Return each line of the data below exactly, omitting any pictures.

> [Material]:

--- Begin ---

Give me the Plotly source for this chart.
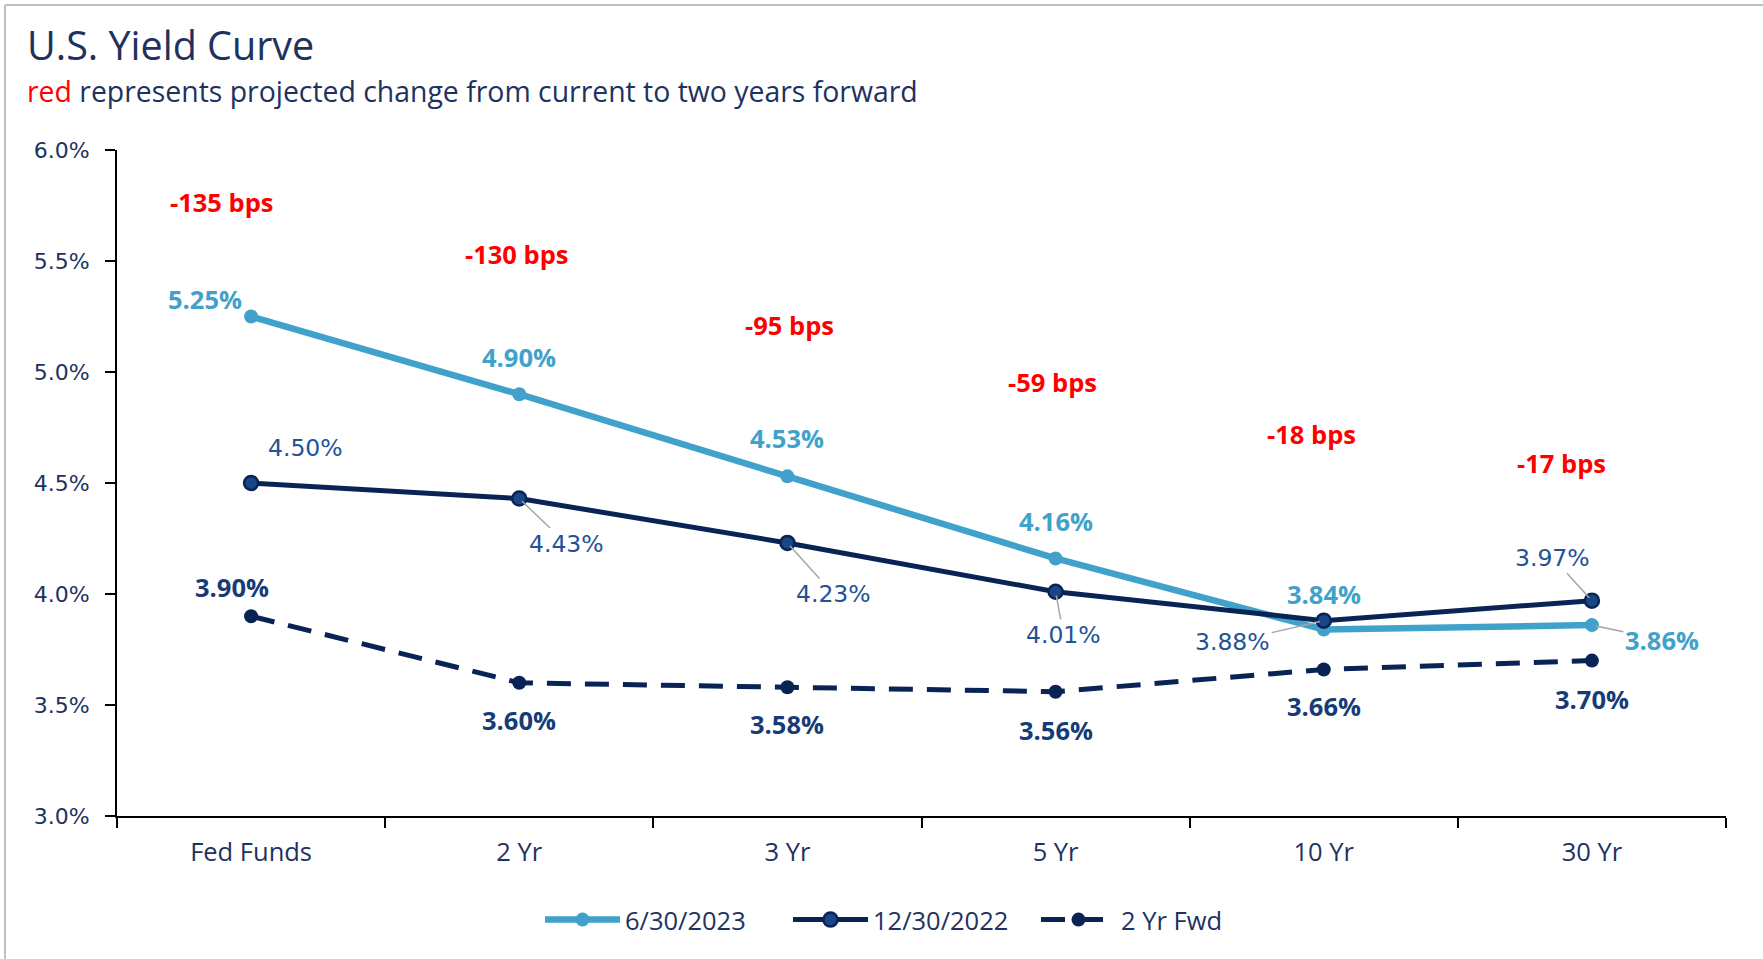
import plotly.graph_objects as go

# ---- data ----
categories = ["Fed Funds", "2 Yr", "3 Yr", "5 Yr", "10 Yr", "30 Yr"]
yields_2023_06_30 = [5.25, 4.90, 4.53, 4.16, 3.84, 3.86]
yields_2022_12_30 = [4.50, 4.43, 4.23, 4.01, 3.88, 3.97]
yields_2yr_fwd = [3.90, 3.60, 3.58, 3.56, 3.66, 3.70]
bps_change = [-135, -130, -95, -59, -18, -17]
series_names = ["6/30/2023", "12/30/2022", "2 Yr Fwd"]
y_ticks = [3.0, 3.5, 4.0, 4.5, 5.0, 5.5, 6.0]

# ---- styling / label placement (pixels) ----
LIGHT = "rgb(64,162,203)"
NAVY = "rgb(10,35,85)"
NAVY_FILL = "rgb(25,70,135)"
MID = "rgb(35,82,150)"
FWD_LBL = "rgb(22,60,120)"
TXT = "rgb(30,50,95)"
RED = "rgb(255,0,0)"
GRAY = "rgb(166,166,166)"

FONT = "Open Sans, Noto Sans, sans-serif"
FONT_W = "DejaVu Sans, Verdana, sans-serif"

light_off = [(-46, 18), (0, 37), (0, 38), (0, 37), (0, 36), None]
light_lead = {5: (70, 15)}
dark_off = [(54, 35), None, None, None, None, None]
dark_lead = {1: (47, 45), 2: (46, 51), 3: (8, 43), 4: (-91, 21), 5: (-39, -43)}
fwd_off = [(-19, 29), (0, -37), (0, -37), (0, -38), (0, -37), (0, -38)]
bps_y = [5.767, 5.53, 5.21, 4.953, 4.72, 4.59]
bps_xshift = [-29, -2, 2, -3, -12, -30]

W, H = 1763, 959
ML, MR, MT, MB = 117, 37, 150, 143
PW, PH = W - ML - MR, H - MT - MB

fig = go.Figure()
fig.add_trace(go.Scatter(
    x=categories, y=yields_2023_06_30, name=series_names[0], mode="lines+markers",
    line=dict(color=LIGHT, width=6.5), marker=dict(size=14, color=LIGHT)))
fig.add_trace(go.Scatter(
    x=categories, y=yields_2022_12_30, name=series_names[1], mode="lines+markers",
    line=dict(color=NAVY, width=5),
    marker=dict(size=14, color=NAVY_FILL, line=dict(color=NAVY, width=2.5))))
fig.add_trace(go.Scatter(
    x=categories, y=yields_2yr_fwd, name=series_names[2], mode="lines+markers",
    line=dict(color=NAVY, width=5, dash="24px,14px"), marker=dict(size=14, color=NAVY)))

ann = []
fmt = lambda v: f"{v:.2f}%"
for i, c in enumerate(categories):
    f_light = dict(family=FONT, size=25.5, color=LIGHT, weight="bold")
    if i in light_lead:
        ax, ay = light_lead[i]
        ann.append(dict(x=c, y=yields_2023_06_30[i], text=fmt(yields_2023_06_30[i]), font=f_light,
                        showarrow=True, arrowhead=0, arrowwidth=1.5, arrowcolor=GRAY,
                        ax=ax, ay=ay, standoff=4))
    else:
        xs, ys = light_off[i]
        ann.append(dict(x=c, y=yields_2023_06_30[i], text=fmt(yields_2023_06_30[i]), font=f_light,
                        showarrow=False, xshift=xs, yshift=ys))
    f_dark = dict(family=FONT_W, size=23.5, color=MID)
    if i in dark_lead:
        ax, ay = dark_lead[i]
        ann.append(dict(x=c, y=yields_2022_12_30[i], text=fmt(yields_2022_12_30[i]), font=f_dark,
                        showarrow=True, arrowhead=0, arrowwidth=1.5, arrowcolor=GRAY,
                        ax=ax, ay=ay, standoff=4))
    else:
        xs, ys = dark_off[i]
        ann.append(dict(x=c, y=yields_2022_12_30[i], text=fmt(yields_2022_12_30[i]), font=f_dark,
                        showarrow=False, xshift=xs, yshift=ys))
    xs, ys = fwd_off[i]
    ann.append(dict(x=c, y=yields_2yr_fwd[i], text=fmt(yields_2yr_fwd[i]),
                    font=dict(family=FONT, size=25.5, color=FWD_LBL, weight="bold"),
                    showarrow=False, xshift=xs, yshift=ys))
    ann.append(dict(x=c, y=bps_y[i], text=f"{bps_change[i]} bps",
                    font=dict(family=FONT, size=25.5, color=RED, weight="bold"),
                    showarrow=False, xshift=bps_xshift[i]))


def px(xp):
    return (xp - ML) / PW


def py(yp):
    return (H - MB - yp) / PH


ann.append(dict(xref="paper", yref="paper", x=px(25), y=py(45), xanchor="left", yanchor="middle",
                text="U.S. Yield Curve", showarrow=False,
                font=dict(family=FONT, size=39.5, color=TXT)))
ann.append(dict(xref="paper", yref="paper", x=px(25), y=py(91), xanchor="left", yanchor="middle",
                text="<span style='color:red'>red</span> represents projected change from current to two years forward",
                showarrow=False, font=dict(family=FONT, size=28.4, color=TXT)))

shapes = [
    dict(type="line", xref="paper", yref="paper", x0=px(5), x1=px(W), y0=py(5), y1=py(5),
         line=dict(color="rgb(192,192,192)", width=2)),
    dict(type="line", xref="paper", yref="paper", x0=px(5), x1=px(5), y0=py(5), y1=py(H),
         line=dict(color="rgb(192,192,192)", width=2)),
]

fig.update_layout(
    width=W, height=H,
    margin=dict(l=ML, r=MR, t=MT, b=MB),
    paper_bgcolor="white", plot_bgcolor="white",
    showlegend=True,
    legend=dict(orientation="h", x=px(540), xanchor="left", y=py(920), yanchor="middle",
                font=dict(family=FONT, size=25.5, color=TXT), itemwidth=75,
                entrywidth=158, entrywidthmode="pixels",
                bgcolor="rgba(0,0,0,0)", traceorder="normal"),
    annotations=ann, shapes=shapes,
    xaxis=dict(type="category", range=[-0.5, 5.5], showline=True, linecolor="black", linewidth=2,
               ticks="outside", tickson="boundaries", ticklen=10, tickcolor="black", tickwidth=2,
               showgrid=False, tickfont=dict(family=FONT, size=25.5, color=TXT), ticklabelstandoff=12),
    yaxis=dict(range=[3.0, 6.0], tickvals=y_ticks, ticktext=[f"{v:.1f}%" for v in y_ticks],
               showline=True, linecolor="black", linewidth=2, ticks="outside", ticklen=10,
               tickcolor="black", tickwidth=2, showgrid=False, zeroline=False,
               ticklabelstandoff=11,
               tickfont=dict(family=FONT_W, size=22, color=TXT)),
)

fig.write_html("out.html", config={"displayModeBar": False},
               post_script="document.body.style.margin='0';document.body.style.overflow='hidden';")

--- End ---

> [Solution for this task]:
Give me the Plotly source for this chart.
import plotly.graph_objects as go

# ---- data ----
categories = ["Fed Funds", "2 Yr", "3 Yr", "5 Yr", "10 Yr", "30 Yr"]
yields_2023_06_30 = [5.25, 4.90, 4.53, 4.16, 3.84, 3.86]
yields_2022_12_30 = [4.50, 4.43, 4.23, 4.01, 3.88, 3.97]
yields_2yr_fwd = [3.90, 3.60, 3.58, 3.56, 3.66, 3.70]
bps_change = [-135, -130, -95, -59, -18, -17]
series_names = ["6/30/2023", "12/30/2022", "2 Yr Fwd"]
y_ticks = [3.0, 3.5, 4.0, 4.5, 5.0, 5.5, 6.0]

# ---- styling / label placement (pixels) ----
LIGHT = "rgb(64,162,203)"
NAVY = "rgb(10,35,85)"
NAVY_FILL = "rgb(25,70,135)"
MID = "rgb(35,82,150)"
FWD_LBL = "rgb(22,60,120)"
TXT = "rgb(30,50,95)"
RED = "rgb(255,0,0)"
GRAY = "rgb(166,166,166)"

FONT = "Open Sans, Noto Sans, sans-serif"
FONT_W = "DejaVu Sans, Verdana, sans-serif"

light_off = [(-46, 18), (0, 37), (0, 38), (0, 37), (0, 36), None]
light_lead = {5: (70, 15)}
dark_off = [(54, 35), None, None, None, None, None]
dark_lead = {1: (47, 45), 2: (46, 51), 3: (8, 43), 4: (-91, 21), 5: (-39, -43)}
fwd_off = [(-19, 29), (0, -37), (0, -37), (0, -38), (0, -37), (0, -38)]
bps_y = [5.767, 5.53, 5.21, 4.953, 4.72, 4.59]
bps_xshift = [-29, -2, 2, -3, -12, -30]

W, H = 1763, 959
ML, MR, MT, MB = 117, 37, 150, 143
PW, PH = W - ML - MR, H - MT - MB

fig = go.Figure()
fig.add_trace(go.Scatter(
    x=categories, y=yields_2023_06_30, name=series_names[0], mode="lines+markers",
    line=dict(color=LIGHT, width=6.5), marker=dict(size=14, color=LIGHT)))
fig.add_trace(go.Scatter(
    x=categories, y=yields_2022_12_30, name=series_names[1], mode="lines+markers",
    line=dict(color=NAVY, width=5),
    marker=dict(size=14, color=NAVY_FILL, line=dict(color=NAVY, width=2.5))))
fig.add_trace(go.Scatter(
    x=categories, y=yields_2yr_fwd, name=series_names[2], mode="lines+markers",
    line=dict(color=NAVY, width=5, dash="24px,14px"), marker=dict(size=14, color=NAVY)))

ann = []
fmt = lambda v: f"{v:.2f}%"
for i, c in enumerate(categories):
    f_light = dict(family=FONT, size=25.5, color=LIGHT, weight="bold")
    if i in light_lead:
        ax, ay = light_lead[i]
        ann.append(dict(x=c, y=yields_2023_06_30[i], text=fmt(yields_2023_06_30[i]), font=f_light,
                        showarrow=True, arrowhead=0, arrowwidth=1.5, arrowcolor=GRAY,
                        ax=ax, ay=ay, standoff=4))
    else:
        xs, ys = light_off[i]
        ann.append(dict(x=c, y=yields_2023_06_30[i], text=fmt(yields_2023_06_30[i]), font=f_light,
                        showarrow=False, xshift=xs, yshift=ys))
    f_dark = dict(family=FONT_W, size=23.5, color=MID)
    if i in dark_lead:
        ax, ay = dark_lead[i]
        ann.append(dict(x=c, y=yields_2022_12_30[i], text=fmt(yields_2022_12_30[i]), font=f_dark,
                        showarrow=True, arrowhead=0, arrowwidth=1.5, arrowcolor=GRAY,
                        ax=ax, ay=ay, standoff=4))
    else:
        xs, ys = dark_off[i]
        ann.append(dict(x=c, y=yields_2022_12_30[i], text=fmt(yields_2022_12_30[i]), font=f_dark,
                        showarrow=False, xshift=xs, yshift=ys))
    xs, ys = fwd_off[i]
    ann.append(dict(x=c, y=yields_2yr_fwd[i], text=fmt(yields_2yr_fwd[i]),
                    font=dict(family=FONT, size=25.5, color=FWD_LBL, weight="bold"),
                    showarrow=False, xshift=xs, yshift=ys))
    ann.append(dict(x=c, y=bps_y[i], text=f"{bps_change[i]} bps",
                    font=dict(family=FONT, size=25.5, color=RED, weight="bold"),
                    showarrow=False, xshift=bps_xshift[i]))


def px(xp):
    return (xp - ML) / PW


def py(yp):
    return (H - MB - yp) / PH


ann.append(dict(xref="paper", yref="paper", x=px(25), y=py(45), xanchor="left", yanchor="middle",
                text="U.S. Yield Curve", showarrow=False,
                font=dict(family=FONT, size=39.5, color=TXT)))
ann.append(dict(xref="paper", yref="paper", x=px(25), y=py(91), xanchor="left", yanchor="middle",
                text="<span style='color:red'>red</span> represents projected change from current to two years forward",
                showarrow=False, font=dict(family=FONT, size=28.4, color=TXT)))

shapes = [
    dict(type="line", xref="paper", yref="paper", x0=px(5), x1=px(W), y0=py(5), y1=py(5),
         line=dict(color="rgb(192,192,192)", width=2)),
    dict(type="line", xref="paper", yref="paper", x0=px(5), x1=px(5), y0=py(5), y1=py(H),
         line=dict(color="rgb(192,192,192)", width=2)),
]

fig.update_layout(
    width=W, height=H,
    margin=dict(l=ML, r=MR, t=MT, b=MB),
    paper_bgcolor="white", plot_bgcolor="white",
    showlegend=True,
    legend=dict(orientation="h", x=px(540), xanchor="left", y=py(920), yanchor="middle",
                font=dict(family=FONT, size=25.5, color=TXT), itemwidth=75,
                entrywidth=158, entrywidthmode="pixels",
                bgcolor="rgba(0,0,0,0)", traceorder="normal"),
    annotations=ann, shapes=shapes,
    xaxis=dict(type="category", range=[-0.5, 5.5], showline=True, linecolor="black", linewidth=2,
               ticks="outside", tickson="boundaries", ticklen=10, tickcolor="black", tickwidth=2,
               showgrid=False, tickfont=dict(family=FONT, size=25.5, color=TXT), ticklabelstandoff=12),
    yaxis=dict(range=[3.0, 6.0], tickvals=y_ticks, ticktext=[f"{v:.1f}%" for v in y_ticks],
               showline=True, linecolor="black", linewidth=2, ticks="outside", ticklen=10,
               tickcolor="black", tickwidth=2, showgrid=False, zeroline=False,
               ticklabelstandoff=11,
               tickfont=dict(family=FONT_W, size=22, color=TXT)),
)

fig.write_html("out.html", config={"displayModeBar": False},
               post_script="document.body.style.margin='0';document.body.style.overflow='hidden';")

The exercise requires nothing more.